** Start **

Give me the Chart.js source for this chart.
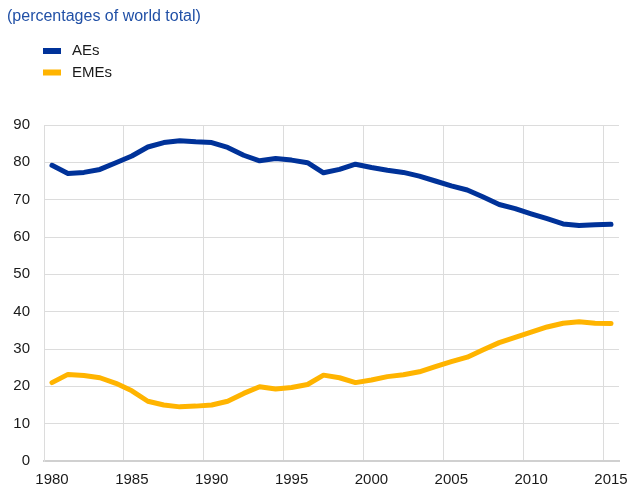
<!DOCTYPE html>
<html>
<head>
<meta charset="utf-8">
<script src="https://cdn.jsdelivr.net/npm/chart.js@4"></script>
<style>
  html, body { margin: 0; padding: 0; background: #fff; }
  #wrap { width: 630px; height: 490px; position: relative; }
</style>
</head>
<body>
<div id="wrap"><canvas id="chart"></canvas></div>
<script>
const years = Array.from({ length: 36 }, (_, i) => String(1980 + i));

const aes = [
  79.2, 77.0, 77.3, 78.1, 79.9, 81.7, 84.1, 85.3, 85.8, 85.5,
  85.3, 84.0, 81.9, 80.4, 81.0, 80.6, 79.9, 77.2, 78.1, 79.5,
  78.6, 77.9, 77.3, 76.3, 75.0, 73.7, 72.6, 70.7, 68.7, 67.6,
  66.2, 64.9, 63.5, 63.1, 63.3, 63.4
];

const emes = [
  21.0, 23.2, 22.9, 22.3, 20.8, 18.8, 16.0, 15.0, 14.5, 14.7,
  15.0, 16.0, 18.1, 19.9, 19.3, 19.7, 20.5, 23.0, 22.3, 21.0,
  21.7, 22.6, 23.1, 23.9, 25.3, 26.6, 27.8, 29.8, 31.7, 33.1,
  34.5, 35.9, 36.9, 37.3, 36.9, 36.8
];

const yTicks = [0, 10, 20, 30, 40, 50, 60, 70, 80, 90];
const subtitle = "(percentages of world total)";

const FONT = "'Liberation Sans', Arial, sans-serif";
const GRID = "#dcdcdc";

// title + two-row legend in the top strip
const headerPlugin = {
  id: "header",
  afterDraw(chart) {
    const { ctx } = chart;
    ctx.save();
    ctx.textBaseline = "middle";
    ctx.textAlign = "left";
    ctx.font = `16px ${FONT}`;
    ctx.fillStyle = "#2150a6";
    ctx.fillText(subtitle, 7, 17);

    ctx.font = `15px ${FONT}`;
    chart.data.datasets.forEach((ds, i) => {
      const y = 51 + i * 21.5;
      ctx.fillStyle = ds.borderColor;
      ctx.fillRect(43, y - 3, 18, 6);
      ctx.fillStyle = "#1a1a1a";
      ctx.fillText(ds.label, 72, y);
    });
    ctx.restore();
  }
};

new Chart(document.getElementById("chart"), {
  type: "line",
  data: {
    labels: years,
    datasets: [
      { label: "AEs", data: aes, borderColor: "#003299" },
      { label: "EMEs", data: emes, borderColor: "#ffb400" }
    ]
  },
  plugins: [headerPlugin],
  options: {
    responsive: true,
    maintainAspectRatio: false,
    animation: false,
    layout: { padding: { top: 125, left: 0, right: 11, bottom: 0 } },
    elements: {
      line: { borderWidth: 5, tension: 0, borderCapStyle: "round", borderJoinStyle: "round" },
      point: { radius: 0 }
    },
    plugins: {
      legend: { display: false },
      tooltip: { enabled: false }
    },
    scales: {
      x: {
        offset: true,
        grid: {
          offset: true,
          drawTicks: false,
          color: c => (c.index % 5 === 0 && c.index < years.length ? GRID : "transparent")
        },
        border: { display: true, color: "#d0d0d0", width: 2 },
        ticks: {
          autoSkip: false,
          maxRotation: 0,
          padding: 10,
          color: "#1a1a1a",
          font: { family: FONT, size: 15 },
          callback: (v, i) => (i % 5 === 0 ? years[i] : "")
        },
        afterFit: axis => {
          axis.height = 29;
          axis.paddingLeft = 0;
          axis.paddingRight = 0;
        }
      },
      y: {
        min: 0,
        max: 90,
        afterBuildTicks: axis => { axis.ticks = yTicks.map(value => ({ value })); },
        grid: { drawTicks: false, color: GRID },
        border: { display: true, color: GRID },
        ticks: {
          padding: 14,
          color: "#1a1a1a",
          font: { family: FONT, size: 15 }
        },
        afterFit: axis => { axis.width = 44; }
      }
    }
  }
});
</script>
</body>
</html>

** End **

Objective —
Make an exact copy of the whole listing, but don't bring over any pictures.

Result —
Give me the Chart.js source for this chart.
<!DOCTYPE html>
<html>
<head>
<meta charset="utf-8">
<script src="https://cdn.jsdelivr.net/npm/chart.js@4"></script>
<style>
  html, body { margin: 0; padding: 0; background: #fff; }
  #wrap { width: 630px; height: 490px; position: relative; }
</style>
</head>
<body>
<div id="wrap"><canvas id="chart"></canvas></div>
<script>
const years = Array.from({ length: 36 }, (_, i) => String(1980 + i));

const aes = [
  79.2, 77.0, 77.3, 78.1, 79.9, 81.7, 84.1, 85.3, 85.8, 85.5,
  85.3, 84.0, 81.9, 80.4, 81.0, 80.6, 79.9, 77.2, 78.1, 79.5,
  78.6, 77.9, 77.3, 76.3, 75.0, 73.7, 72.6, 70.7, 68.7, 67.6,
  66.2, 64.9, 63.5, 63.1, 63.3, 63.4
];

const emes = [
  21.0, 23.2, 22.9, 22.3, 20.8, 18.8, 16.0, 15.0, 14.5, 14.7,
  15.0, 16.0, 18.1, 19.9, 19.3, 19.7, 20.5, 23.0, 22.3, 21.0,
  21.7, 22.6, 23.1, 23.9, 25.3, 26.6, 27.8, 29.8, 31.7, 33.1,
  34.5, 35.9, 36.9, 37.3, 36.9, 36.8
];

const yTicks = [0, 10, 20, 30, 40, 50, 60, 70, 80, 90];
const subtitle = "(percentages of world total)";

const FONT = "'Liberation Sans', Arial, sans-serif";
const GRID = "#dcdcdc";

// title + two-row legend in the top strip
const headerPlugin = {
  id: "header",
  afterDraw(chart) {
    const { ctx } = chart;
    ctx.save();
    ctx.textBaseline = "middle";
    ctx.textAlign = "left";
    ctx.font = `16px ${FONT}`;
    ctx.fillStyle = "#2150a6";
    ctx.fillText(subtitle, 7, 17);

    ctx.font = `15px ${FONT}`;
    chart.data.datasets.forEach((ds, i) => {
      const y = 51 + i * 21.5;
      ctx.fillStyle = ds.borderColor;
      ctx.fillRect(43, y - 3, 18, 6);
      ctx.fillStyle = "#1a1a1a";
      ctx.fillText(ds.label, 72, y);
    });
    ctx.restore();
  }
};

new Chart(document.getElementById("chart"), {
  type: "line",
  data: {
    labels: years,
    datasets: [
      { label: "AEs", data: aes, borderColor: "#003299" },
      { label: "EMEs", data: emes, borderColor: "#ffb400" }
    ]
  },
  plugins: [headerPlugin],
  options: {
    responsive: true,
    maintainAspectRatio: false,
    animation: false,
    layout: { padding: { top: 125, left: 0, right: 11, bottom: 0 } },
    elements: {
      line: { borderWidth: 5, tension: 0, borderCapStyle: "round", borderJoinStyle: "round" },
      point: { radius: 0 }
    },
    plugins: {
      legend: { display: false },
      tooltip: { enabled: false }
    },
    scales: {
      x: {
        offset: true,
        grid: {
          offset: true,
          drawTicks: false,
          color: c => (c.index % 5 === 0 && c.index < years.length ? GRID : "transparent")
        },
        border: { display: true, color: "#d0d0d0", width: 2 },
        ticks: {
          autoSkip: false,
          maxRotation: 0,
          padding: 10,
          color: "#1a1a1a",
          font: { family: FONT, size: 15 },
          callback: (v, i) => (i % 5 === 0 ? years[i] : "")
        },
        afterFit: axis => {
          axis.height = 29;
          axis.paddingLeft = 0;
          axis.paddingRight = 0;
        }
      },
      y: {
        min: 0,
        max: 90,
        afterBuildTicks: axis => { axis.ticks = yTicks.map(value => ({ value })); },
        grid: { drawTicks: false, color: GRID },
        border: { display: true, color: GRID },
        ticks: {
          padding: 14,
          color: "#1a1a1a",
          font: { family: FONT, size: 15 }
        },
        afterFit: axis => { axis.width = 44; }
      }
    }
  }
});
</script>
</body>
</html>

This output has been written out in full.